# [STATED EXERCISE]
Leaving out all pictures, please print only the lines from the one containing "Reproduce this chart with Altair." through the one containing "import pandas as pd".

# [Rows from a dataset of charts and code]
——

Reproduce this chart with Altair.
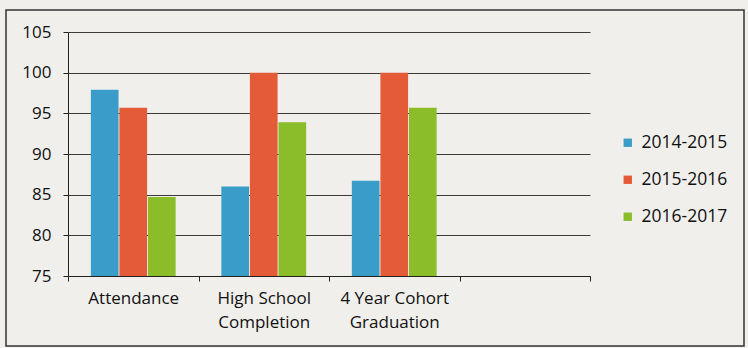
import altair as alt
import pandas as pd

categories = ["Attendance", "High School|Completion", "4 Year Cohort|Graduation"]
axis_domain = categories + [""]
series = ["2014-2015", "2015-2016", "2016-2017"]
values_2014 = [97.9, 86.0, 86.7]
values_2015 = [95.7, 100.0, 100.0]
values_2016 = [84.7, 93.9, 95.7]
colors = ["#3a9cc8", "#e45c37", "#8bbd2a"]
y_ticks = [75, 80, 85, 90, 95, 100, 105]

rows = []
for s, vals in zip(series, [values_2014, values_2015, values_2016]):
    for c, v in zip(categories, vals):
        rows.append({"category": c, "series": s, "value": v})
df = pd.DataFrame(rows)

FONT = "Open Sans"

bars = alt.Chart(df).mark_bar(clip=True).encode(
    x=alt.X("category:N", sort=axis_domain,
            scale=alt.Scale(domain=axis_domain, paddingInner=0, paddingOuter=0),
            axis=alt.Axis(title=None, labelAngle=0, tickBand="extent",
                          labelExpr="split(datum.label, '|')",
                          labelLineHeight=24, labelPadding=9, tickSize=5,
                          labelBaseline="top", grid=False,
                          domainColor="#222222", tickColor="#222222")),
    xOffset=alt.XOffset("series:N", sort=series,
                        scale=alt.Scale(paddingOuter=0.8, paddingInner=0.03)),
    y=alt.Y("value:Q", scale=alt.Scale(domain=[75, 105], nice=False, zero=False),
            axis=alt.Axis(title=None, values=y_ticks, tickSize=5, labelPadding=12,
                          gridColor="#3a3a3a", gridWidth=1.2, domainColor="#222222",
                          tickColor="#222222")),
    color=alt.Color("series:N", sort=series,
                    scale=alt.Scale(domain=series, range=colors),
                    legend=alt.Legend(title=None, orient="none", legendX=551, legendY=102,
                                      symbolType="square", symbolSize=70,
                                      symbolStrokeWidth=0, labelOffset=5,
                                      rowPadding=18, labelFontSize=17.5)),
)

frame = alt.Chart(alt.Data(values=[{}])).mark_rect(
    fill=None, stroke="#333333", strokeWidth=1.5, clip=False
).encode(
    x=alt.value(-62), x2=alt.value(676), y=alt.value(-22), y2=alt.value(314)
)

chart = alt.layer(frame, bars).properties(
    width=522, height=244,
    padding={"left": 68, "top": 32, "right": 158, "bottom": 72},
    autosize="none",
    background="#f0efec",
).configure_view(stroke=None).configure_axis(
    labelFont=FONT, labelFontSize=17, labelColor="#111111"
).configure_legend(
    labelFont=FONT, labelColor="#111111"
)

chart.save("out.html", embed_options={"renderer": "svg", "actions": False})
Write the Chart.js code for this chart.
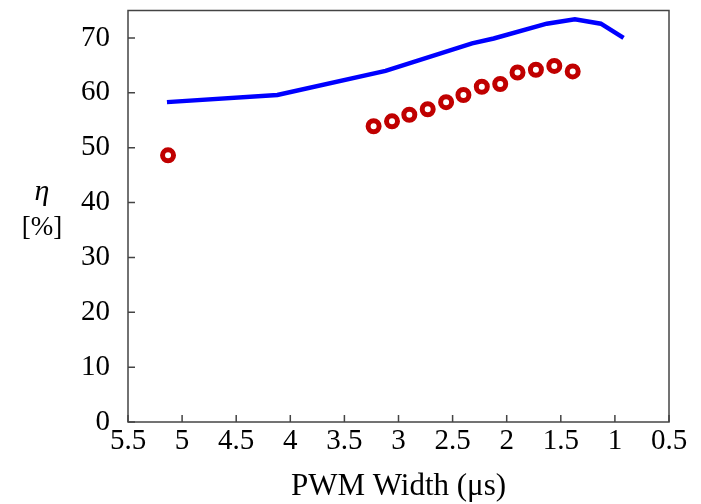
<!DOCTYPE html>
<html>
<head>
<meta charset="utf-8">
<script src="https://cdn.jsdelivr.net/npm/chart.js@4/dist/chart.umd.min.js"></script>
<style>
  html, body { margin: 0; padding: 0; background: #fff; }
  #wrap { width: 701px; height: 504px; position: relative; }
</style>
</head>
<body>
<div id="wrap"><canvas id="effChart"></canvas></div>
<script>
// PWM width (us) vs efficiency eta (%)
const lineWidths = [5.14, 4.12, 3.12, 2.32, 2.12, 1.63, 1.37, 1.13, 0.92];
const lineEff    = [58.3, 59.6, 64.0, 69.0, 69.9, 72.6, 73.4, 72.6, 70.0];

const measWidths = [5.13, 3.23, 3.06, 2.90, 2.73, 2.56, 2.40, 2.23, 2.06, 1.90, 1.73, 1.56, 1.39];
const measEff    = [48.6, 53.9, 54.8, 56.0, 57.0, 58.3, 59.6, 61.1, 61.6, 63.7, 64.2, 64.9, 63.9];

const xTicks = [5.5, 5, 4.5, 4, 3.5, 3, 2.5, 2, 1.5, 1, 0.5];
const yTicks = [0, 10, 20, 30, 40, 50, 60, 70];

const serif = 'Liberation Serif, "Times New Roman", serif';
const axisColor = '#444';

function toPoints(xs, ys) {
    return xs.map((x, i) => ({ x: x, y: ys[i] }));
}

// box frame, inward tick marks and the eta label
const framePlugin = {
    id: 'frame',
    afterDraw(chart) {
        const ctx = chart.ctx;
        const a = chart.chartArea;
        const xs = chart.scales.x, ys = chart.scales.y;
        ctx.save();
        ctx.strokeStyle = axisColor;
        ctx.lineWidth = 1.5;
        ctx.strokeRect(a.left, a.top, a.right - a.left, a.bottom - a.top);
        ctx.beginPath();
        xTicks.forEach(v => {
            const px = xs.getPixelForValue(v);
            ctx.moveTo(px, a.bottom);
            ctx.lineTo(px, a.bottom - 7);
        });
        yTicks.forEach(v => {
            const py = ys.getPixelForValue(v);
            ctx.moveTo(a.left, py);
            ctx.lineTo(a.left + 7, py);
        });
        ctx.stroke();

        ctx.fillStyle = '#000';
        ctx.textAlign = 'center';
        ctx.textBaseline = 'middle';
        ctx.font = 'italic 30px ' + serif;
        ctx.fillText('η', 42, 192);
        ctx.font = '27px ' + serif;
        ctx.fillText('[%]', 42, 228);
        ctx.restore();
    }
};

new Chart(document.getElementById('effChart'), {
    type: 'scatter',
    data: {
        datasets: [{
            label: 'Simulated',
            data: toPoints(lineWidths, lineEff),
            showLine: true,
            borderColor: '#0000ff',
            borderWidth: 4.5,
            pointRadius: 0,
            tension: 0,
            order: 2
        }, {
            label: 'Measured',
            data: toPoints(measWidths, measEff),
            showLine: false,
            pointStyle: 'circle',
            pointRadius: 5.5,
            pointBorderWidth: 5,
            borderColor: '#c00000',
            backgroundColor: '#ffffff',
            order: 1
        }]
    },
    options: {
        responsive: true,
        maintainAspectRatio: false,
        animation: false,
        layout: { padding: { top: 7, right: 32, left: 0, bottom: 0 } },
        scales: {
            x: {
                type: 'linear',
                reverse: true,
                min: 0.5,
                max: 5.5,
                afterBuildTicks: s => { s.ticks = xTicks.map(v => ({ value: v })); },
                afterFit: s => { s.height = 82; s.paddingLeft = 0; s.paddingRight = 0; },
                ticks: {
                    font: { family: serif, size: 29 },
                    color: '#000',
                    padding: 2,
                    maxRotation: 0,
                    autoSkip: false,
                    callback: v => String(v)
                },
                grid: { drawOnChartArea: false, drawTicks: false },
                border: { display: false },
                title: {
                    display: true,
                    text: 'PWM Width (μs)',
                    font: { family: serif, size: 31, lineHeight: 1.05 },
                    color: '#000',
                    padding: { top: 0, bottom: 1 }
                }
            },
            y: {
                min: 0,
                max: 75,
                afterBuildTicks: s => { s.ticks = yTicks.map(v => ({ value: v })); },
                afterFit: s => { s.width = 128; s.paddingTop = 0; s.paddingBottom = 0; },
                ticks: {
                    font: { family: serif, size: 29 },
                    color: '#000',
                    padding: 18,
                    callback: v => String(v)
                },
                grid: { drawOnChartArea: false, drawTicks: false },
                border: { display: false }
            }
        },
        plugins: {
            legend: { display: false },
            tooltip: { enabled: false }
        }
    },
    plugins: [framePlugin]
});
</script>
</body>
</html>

——

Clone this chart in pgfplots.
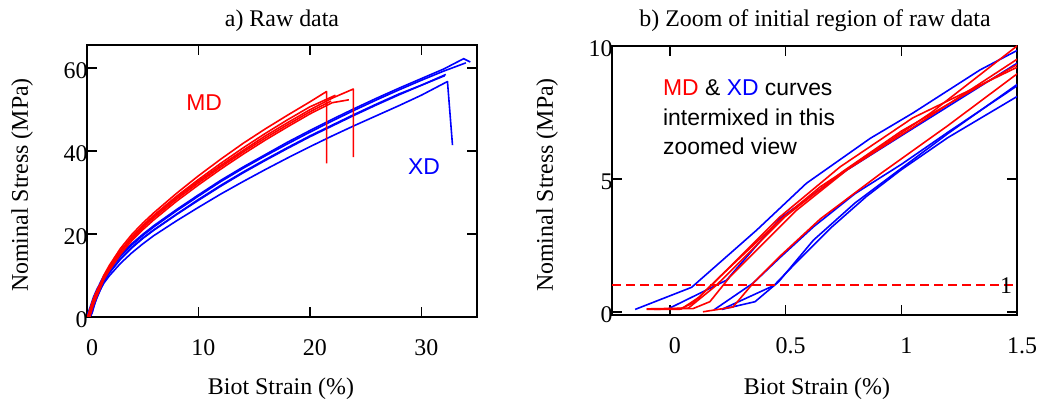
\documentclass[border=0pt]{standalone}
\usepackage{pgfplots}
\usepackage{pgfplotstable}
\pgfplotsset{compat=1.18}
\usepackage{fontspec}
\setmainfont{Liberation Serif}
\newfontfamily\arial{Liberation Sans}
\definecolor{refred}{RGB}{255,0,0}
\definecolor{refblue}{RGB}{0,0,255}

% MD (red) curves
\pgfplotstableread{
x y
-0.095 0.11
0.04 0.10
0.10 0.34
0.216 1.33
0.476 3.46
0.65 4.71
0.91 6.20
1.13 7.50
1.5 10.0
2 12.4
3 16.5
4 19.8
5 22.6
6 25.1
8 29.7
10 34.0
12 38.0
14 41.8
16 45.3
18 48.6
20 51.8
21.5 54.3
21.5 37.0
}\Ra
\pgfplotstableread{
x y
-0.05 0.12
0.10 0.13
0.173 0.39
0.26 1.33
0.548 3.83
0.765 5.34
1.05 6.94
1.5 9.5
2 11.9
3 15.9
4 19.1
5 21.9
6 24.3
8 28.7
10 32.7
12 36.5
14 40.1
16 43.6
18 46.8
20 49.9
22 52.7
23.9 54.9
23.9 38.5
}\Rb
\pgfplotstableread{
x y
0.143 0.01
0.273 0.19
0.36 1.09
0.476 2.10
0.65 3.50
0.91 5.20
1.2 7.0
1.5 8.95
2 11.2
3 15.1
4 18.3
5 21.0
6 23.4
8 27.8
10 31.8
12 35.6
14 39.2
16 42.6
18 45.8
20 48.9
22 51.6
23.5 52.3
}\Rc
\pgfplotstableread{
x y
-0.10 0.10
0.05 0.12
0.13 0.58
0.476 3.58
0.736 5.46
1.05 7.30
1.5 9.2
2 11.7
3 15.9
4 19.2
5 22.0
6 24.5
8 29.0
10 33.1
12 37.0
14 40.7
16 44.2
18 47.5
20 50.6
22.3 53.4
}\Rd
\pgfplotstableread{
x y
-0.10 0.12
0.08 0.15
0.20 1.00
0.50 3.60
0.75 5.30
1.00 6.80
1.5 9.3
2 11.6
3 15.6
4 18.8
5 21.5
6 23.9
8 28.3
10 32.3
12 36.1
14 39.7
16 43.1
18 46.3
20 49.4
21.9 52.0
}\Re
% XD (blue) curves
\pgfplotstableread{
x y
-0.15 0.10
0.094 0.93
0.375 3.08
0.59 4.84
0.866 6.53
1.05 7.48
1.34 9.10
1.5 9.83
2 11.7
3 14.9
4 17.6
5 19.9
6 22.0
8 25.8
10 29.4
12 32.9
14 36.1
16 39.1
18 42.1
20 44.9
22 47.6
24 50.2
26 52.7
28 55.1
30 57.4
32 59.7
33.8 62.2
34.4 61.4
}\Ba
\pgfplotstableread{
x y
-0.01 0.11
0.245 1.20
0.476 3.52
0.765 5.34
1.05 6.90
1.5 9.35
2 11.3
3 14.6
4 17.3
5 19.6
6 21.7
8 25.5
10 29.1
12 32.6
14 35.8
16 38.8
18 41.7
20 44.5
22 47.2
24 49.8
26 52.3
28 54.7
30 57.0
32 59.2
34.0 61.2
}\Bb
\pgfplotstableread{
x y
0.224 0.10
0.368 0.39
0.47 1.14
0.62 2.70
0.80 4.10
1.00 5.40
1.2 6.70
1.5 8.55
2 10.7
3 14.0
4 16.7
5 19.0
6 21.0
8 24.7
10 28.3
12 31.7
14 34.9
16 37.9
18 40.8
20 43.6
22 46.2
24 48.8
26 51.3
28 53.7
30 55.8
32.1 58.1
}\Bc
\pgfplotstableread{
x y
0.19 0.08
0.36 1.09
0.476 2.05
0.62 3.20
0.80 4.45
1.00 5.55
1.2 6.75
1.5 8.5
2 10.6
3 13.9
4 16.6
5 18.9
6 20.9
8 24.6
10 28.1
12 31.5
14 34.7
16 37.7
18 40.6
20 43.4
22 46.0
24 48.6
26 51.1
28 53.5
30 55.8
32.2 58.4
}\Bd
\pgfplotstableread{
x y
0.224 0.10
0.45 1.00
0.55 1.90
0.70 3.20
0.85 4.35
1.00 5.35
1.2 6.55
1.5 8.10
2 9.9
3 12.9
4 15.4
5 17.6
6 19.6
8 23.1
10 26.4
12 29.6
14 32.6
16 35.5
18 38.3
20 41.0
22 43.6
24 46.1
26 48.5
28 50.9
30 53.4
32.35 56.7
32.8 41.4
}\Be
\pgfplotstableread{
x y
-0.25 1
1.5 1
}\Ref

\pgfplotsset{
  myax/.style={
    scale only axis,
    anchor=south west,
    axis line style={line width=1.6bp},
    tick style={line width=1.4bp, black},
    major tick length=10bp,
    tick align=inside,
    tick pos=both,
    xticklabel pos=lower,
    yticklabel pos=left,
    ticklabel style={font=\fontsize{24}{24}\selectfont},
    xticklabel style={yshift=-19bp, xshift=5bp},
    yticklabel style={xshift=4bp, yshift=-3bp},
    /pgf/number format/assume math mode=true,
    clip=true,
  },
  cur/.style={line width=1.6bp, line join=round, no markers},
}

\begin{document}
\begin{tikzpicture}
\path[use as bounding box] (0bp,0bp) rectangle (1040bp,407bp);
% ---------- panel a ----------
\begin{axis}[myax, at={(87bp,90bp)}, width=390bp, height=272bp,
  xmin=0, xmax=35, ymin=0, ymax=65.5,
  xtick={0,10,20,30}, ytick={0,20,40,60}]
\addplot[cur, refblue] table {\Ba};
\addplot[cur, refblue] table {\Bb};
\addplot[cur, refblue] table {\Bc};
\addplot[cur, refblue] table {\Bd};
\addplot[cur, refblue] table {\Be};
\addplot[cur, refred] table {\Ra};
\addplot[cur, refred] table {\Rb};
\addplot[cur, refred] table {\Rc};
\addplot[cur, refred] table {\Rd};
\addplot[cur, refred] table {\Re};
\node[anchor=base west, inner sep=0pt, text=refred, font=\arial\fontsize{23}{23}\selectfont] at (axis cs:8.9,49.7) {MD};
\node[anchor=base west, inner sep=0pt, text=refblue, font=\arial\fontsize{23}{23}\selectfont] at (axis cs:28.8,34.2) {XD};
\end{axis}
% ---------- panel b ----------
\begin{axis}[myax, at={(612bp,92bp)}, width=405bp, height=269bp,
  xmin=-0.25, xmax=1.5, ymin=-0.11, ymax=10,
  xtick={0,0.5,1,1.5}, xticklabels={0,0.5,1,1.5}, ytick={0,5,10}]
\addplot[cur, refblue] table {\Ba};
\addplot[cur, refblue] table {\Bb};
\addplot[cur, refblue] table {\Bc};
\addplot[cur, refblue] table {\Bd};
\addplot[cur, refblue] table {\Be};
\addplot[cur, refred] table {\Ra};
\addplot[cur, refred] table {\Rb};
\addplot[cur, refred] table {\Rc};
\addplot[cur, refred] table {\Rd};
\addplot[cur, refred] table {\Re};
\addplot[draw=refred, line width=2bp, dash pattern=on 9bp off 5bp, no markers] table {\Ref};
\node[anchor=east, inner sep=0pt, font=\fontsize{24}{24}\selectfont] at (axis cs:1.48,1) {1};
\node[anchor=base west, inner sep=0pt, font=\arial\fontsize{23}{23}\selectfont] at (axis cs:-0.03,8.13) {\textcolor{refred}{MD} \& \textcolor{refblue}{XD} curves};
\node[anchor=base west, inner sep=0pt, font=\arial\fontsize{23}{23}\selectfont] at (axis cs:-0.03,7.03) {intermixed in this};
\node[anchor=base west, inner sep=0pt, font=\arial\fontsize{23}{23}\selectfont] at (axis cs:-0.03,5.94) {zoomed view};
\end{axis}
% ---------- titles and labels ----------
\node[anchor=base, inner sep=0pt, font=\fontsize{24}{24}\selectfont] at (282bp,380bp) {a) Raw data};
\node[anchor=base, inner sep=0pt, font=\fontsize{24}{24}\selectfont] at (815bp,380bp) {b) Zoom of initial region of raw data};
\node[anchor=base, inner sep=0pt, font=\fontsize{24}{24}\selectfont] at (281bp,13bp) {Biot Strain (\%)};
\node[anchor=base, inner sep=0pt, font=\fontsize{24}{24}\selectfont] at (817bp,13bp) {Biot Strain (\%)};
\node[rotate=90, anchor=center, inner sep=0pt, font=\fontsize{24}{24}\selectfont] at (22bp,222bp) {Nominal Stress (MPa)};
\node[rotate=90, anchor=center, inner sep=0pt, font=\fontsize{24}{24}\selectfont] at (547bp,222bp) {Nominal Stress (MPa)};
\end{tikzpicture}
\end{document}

——

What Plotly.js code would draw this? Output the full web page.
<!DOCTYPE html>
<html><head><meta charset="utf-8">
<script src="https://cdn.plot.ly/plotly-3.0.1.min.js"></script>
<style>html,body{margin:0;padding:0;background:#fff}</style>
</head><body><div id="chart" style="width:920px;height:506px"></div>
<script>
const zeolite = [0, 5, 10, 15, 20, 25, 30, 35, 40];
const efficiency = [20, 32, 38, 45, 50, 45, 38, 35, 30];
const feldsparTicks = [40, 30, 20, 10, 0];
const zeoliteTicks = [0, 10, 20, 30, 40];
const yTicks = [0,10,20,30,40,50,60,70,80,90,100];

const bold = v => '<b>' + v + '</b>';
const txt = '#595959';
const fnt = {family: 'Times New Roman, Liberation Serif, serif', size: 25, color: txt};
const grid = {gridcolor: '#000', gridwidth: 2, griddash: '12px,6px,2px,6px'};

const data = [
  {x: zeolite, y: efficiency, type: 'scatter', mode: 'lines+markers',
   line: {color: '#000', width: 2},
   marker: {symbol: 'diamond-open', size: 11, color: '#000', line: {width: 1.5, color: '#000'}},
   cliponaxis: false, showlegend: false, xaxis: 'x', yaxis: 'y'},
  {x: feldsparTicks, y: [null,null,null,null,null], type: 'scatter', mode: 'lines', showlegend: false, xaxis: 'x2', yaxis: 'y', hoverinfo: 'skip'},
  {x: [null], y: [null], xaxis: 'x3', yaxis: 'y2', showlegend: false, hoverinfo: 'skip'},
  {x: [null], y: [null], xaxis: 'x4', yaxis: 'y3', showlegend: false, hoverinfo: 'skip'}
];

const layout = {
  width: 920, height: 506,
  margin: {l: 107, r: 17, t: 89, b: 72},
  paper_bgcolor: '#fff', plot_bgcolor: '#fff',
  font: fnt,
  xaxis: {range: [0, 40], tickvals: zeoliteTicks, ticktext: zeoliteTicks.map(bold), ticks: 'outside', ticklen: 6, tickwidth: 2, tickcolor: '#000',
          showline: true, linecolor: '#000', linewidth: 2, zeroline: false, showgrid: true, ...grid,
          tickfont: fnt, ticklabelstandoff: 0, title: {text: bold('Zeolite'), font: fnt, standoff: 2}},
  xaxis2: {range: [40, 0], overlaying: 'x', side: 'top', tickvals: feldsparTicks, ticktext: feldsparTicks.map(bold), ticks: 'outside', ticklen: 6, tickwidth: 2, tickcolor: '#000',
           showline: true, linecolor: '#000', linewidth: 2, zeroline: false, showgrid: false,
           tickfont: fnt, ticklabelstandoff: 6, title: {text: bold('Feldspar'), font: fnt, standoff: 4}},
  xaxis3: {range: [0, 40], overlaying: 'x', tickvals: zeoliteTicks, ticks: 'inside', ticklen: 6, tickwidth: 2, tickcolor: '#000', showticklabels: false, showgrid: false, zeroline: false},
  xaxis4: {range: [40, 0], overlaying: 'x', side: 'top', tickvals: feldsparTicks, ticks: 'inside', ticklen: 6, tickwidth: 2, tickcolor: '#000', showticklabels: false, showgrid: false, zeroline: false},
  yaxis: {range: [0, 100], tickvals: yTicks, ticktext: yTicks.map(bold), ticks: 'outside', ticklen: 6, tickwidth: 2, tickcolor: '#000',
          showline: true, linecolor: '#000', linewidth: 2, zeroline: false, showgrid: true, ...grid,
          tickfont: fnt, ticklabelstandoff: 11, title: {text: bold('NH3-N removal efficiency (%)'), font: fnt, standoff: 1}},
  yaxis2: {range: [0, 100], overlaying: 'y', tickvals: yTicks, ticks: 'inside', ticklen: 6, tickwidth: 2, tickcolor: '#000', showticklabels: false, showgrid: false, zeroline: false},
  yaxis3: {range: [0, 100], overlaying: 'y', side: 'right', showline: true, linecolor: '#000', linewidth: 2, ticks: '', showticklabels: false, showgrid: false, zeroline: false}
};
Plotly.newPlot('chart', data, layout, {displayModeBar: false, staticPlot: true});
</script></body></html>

——

# [EXERCISE RESPONSE]
Reproduce this chart with Altair.
import altair as alt
import pandas as pd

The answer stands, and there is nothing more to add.